Data extracted from a collection

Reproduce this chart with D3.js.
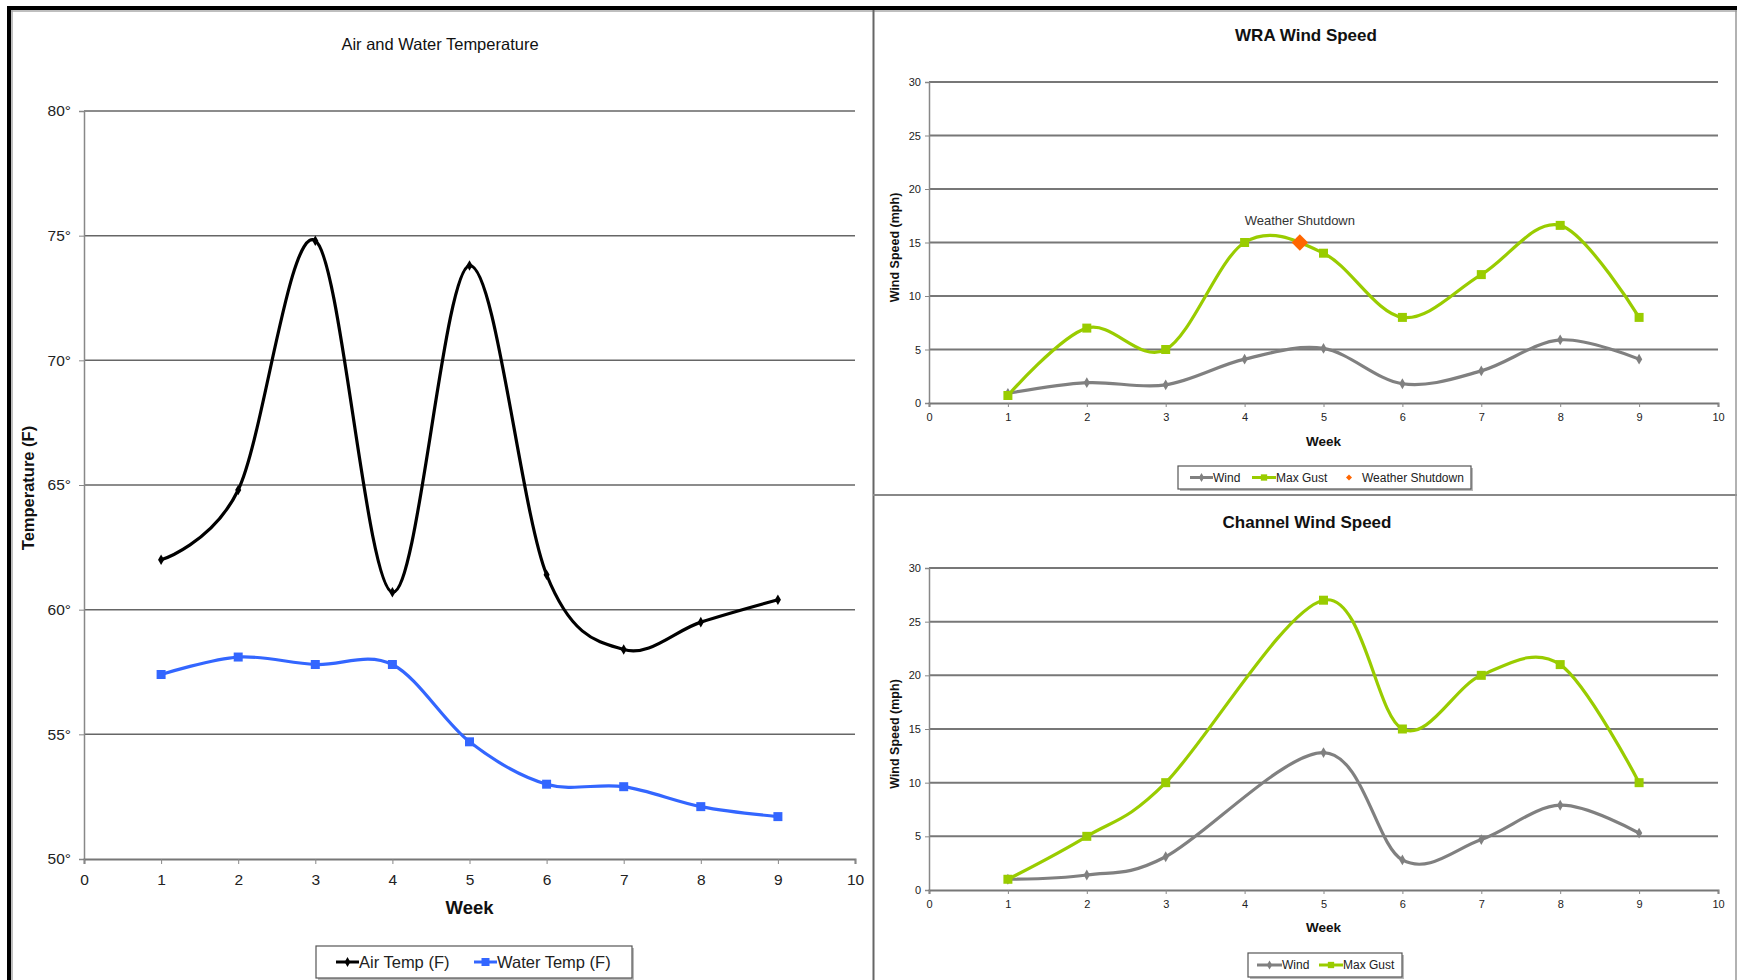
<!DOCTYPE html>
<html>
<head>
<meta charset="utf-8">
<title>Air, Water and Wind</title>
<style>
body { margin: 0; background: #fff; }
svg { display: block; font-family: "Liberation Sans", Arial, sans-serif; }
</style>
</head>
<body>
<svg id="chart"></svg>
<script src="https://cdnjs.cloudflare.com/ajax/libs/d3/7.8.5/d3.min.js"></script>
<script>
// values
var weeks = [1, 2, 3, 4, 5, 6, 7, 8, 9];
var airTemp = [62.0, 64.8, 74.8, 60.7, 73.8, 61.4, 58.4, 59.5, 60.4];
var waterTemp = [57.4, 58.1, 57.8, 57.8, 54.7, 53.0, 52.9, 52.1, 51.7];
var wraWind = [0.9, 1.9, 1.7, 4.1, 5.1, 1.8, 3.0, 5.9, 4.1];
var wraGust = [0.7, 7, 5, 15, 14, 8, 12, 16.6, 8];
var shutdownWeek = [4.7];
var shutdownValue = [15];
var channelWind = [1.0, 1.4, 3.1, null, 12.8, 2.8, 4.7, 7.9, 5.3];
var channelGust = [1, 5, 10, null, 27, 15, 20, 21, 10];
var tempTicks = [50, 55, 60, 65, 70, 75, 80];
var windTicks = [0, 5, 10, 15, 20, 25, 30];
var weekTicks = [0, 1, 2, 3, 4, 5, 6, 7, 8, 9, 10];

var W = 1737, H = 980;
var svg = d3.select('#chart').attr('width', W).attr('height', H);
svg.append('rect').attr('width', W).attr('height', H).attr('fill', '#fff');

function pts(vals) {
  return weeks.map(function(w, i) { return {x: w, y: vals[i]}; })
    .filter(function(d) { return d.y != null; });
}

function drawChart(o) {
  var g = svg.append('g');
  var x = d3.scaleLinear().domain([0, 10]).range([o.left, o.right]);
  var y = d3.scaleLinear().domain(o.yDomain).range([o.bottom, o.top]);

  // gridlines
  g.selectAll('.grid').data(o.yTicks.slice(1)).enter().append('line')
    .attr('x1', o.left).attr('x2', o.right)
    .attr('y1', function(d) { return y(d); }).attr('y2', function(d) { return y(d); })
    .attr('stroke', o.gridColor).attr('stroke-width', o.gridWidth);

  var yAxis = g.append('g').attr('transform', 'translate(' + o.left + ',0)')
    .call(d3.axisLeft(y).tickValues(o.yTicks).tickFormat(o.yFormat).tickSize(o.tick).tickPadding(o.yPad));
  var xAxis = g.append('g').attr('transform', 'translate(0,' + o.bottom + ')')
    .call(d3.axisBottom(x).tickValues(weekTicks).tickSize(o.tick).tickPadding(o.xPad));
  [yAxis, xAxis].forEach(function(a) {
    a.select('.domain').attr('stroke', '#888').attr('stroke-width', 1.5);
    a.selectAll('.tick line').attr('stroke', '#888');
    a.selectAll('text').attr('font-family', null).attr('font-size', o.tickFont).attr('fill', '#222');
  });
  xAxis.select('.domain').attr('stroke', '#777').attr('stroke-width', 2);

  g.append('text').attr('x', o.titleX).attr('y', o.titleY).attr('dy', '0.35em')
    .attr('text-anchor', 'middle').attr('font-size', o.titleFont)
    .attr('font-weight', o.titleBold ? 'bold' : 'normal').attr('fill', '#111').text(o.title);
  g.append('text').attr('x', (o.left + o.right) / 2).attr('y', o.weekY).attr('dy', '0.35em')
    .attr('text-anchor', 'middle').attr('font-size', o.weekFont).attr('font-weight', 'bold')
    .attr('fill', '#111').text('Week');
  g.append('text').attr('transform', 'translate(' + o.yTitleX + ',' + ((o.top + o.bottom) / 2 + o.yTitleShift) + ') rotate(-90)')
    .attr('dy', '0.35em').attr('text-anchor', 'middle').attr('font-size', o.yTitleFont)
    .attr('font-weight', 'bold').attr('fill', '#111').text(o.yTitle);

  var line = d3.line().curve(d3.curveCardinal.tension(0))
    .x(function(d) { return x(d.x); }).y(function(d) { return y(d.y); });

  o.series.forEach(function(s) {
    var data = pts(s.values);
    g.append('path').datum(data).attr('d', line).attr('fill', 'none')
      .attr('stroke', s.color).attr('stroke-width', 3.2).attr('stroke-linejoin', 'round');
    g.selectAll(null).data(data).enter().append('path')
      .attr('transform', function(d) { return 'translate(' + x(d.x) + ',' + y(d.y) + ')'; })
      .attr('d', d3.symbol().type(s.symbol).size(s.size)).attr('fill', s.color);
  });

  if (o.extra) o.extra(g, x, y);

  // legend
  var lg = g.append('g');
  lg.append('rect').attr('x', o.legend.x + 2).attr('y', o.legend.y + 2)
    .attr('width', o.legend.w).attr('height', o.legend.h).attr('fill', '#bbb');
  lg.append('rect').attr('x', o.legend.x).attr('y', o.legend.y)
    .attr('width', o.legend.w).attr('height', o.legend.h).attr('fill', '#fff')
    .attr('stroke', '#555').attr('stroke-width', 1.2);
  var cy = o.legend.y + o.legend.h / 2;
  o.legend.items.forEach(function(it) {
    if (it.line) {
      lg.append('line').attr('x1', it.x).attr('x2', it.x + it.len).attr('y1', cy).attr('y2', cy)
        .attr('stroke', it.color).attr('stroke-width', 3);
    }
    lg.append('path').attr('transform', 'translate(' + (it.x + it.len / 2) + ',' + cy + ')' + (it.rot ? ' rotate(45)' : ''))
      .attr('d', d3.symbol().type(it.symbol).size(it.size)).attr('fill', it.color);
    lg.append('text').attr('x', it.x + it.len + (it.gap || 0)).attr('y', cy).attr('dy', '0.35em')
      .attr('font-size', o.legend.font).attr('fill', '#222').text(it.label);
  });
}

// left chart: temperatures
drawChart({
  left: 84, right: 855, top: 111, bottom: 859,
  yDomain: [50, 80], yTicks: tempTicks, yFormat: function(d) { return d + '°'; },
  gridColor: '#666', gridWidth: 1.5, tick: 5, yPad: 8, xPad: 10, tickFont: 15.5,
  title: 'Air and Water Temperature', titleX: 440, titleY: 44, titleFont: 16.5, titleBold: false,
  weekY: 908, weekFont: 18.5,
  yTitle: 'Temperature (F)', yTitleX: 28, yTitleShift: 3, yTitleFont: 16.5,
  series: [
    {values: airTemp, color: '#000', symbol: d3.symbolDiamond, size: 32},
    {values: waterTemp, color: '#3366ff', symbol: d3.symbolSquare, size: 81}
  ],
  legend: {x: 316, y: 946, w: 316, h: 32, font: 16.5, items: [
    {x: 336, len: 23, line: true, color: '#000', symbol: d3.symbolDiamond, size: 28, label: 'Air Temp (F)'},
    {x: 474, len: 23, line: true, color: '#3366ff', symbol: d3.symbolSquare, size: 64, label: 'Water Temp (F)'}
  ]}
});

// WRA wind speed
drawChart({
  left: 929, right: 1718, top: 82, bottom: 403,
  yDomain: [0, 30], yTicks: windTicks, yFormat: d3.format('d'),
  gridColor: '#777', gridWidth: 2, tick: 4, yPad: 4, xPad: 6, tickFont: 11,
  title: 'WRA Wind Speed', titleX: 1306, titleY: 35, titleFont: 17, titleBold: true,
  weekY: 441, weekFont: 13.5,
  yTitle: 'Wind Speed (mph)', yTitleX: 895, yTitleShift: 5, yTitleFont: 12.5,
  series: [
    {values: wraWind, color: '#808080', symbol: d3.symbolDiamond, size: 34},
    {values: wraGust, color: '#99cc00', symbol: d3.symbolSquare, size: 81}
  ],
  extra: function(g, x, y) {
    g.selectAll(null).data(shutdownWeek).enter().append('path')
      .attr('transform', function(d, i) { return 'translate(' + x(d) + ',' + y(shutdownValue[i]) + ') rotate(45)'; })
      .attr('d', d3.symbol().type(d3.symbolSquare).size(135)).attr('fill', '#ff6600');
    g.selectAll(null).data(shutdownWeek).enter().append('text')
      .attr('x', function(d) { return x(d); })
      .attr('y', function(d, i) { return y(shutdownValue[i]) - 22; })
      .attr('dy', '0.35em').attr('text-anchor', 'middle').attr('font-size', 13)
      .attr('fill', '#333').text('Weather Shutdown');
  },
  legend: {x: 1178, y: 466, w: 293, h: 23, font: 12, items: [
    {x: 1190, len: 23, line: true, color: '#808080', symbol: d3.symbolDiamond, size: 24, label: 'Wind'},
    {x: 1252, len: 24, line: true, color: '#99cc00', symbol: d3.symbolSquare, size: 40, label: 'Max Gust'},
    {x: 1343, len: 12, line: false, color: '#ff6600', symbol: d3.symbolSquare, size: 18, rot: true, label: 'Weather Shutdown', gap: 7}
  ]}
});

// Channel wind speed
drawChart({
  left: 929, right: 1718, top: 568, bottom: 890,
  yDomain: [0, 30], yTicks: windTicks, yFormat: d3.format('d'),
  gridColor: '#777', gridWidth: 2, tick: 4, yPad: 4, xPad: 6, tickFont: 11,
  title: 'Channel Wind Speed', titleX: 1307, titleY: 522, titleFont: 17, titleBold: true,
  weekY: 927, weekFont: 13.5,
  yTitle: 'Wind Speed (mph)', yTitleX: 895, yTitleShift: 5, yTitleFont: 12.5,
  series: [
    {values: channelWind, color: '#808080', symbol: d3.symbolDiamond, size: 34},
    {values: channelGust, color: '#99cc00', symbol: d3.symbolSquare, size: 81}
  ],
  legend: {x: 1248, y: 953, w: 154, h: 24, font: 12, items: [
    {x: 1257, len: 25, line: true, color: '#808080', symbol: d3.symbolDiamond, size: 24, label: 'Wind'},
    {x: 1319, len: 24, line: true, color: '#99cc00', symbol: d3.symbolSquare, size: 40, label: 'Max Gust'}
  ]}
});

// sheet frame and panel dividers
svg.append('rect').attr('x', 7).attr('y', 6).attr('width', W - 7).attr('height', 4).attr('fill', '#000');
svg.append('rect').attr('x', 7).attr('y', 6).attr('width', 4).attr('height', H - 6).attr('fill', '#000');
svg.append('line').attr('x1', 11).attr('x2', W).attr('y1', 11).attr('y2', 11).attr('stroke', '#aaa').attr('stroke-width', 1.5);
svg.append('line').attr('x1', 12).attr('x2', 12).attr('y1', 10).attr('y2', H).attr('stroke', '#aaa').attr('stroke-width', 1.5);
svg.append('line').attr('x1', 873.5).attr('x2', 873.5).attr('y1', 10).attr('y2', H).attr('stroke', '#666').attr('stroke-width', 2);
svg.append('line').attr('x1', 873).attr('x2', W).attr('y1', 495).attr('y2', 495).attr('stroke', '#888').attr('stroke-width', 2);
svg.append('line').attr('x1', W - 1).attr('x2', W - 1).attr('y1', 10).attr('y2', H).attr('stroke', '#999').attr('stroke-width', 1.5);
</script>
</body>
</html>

...

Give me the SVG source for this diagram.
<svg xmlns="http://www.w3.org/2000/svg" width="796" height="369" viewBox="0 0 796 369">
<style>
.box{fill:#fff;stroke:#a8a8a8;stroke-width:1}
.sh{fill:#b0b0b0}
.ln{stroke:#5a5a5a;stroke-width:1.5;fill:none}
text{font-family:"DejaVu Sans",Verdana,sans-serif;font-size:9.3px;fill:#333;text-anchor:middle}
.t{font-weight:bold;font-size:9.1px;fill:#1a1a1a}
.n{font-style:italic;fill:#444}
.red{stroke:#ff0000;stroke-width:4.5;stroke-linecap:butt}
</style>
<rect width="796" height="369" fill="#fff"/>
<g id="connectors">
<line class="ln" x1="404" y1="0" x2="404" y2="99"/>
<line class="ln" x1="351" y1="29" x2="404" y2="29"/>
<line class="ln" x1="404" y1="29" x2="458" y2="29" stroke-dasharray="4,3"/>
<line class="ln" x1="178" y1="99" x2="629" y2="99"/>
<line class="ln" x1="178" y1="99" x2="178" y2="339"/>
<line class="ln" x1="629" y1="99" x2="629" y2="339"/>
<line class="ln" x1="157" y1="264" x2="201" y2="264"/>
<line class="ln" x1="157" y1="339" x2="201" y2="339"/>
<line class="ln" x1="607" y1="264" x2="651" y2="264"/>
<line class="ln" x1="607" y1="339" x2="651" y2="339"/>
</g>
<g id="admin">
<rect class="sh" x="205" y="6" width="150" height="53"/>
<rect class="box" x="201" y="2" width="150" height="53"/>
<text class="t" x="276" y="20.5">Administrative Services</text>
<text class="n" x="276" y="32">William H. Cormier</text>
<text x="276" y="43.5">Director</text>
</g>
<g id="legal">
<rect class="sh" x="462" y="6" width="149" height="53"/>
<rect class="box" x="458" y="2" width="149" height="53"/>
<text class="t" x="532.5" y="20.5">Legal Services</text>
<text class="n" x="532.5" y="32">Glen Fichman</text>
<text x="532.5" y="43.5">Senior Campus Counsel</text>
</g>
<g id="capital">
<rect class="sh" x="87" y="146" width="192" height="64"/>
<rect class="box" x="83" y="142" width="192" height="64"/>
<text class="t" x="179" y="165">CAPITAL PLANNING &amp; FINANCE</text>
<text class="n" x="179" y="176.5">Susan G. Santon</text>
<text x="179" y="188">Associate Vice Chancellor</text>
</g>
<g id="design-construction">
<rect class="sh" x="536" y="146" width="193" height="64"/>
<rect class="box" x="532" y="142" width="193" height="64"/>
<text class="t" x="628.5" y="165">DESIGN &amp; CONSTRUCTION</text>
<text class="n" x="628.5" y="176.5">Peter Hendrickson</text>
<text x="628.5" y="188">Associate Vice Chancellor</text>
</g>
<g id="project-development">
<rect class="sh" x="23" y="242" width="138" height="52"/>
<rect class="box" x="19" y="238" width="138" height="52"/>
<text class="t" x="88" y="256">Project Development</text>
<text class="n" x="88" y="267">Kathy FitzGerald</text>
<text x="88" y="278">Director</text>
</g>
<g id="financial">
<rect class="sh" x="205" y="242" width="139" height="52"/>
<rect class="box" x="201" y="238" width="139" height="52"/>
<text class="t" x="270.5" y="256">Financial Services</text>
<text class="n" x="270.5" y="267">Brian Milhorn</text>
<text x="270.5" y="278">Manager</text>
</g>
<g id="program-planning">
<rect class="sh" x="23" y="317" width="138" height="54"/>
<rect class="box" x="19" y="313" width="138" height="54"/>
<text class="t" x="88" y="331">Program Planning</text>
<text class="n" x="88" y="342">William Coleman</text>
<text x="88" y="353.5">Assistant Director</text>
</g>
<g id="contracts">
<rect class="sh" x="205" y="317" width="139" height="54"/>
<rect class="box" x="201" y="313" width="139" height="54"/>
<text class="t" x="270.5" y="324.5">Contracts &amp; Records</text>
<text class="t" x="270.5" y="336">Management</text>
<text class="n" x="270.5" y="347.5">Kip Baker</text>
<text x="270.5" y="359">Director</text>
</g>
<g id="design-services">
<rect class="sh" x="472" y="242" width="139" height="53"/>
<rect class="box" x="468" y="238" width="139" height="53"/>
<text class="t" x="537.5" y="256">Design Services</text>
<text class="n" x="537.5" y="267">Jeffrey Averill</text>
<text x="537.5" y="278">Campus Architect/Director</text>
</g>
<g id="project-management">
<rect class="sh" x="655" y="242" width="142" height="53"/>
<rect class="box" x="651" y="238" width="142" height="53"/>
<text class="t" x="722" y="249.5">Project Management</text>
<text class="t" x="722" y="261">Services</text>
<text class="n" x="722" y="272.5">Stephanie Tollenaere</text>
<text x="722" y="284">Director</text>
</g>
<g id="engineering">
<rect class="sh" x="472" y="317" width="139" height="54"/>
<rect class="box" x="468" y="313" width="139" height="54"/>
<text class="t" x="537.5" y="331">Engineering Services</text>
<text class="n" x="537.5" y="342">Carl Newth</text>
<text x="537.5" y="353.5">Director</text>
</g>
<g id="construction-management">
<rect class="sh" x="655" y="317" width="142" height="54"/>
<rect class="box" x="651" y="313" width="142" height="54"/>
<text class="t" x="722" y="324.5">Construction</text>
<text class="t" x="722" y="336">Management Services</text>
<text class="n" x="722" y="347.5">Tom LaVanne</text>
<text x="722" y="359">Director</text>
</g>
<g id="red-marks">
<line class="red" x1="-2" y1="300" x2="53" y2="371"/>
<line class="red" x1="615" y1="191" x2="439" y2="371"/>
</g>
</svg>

...

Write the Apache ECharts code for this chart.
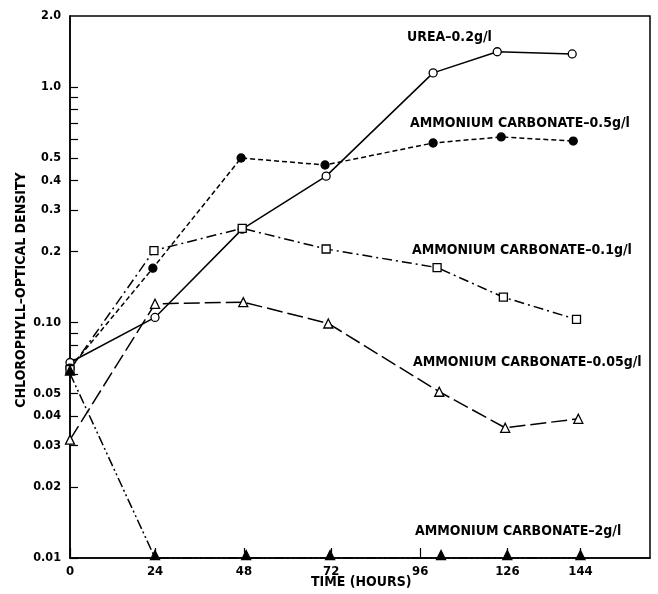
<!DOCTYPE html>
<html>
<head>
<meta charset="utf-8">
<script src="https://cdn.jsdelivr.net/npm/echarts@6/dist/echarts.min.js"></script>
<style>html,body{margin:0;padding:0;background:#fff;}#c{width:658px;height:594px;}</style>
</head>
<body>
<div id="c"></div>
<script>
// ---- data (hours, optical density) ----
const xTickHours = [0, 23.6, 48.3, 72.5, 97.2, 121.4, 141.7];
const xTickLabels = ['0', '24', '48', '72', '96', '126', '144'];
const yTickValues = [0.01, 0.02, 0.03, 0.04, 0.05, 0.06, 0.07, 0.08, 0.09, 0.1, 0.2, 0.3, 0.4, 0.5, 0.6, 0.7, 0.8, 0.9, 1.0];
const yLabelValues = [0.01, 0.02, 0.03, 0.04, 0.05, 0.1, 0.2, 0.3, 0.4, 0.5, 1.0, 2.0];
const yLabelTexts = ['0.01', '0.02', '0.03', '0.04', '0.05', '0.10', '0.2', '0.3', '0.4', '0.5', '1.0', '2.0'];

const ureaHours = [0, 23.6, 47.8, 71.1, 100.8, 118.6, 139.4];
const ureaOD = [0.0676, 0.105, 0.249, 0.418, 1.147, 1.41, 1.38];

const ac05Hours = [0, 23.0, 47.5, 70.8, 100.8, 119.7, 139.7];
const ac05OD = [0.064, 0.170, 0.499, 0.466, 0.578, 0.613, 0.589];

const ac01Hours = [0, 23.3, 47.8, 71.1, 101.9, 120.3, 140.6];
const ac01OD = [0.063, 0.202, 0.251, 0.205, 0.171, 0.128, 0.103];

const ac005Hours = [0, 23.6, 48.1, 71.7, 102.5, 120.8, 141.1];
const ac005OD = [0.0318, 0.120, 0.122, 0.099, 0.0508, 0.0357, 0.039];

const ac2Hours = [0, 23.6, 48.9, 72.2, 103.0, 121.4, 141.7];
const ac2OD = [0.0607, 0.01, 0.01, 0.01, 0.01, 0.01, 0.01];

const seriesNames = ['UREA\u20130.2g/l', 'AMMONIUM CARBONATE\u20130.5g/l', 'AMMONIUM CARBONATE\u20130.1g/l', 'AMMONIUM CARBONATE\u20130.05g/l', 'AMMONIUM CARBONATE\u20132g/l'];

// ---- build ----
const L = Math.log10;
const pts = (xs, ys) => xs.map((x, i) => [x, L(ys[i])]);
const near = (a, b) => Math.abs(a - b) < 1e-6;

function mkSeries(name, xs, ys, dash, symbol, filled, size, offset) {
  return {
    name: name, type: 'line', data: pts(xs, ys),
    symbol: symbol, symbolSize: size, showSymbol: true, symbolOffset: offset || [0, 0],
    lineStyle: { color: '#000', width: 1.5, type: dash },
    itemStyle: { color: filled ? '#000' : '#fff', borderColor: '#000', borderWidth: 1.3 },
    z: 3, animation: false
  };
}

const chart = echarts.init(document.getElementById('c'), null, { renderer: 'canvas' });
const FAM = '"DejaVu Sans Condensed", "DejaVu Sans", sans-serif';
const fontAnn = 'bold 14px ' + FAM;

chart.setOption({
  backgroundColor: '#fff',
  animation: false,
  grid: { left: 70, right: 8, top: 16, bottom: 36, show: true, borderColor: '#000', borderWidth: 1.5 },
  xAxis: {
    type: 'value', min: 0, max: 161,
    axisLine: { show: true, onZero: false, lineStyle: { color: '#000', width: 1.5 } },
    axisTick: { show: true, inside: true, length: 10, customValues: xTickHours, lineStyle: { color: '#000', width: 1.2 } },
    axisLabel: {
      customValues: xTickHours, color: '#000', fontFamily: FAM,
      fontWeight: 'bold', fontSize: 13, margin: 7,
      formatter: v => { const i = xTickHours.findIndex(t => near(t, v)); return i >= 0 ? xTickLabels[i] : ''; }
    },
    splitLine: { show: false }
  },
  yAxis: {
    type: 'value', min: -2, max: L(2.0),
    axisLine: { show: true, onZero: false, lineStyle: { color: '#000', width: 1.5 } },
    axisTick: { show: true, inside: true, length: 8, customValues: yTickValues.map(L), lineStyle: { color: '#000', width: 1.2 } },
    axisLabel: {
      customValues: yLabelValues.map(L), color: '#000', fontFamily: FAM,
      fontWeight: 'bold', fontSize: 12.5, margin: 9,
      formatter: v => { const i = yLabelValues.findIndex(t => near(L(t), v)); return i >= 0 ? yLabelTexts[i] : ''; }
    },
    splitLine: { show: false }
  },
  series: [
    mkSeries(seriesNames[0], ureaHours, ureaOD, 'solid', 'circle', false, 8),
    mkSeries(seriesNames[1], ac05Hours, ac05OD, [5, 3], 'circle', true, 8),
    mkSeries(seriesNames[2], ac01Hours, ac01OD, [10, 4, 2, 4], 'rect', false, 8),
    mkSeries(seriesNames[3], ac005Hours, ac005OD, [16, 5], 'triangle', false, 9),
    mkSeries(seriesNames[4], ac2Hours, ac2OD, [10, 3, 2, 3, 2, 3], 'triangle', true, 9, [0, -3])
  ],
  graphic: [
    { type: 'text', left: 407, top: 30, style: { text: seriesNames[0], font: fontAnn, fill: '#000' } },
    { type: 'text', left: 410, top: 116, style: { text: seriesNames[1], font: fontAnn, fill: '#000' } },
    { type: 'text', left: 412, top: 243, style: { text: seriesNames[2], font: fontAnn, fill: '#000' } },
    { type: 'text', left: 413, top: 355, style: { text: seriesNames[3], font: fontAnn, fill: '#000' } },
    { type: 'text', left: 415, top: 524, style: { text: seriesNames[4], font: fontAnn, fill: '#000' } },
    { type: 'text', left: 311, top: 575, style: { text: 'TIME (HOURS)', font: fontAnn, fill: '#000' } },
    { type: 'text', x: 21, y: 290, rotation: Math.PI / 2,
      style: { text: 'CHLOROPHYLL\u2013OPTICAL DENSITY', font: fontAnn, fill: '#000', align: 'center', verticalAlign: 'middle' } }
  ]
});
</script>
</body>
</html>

_Written task_: Where does the word "this" appear in the listing? List each line that holds it.

_The output_:
Reproduce this chart with D3.js.
Give me the SVG source for this diagram.
Write the Apache ECharts code for this chart.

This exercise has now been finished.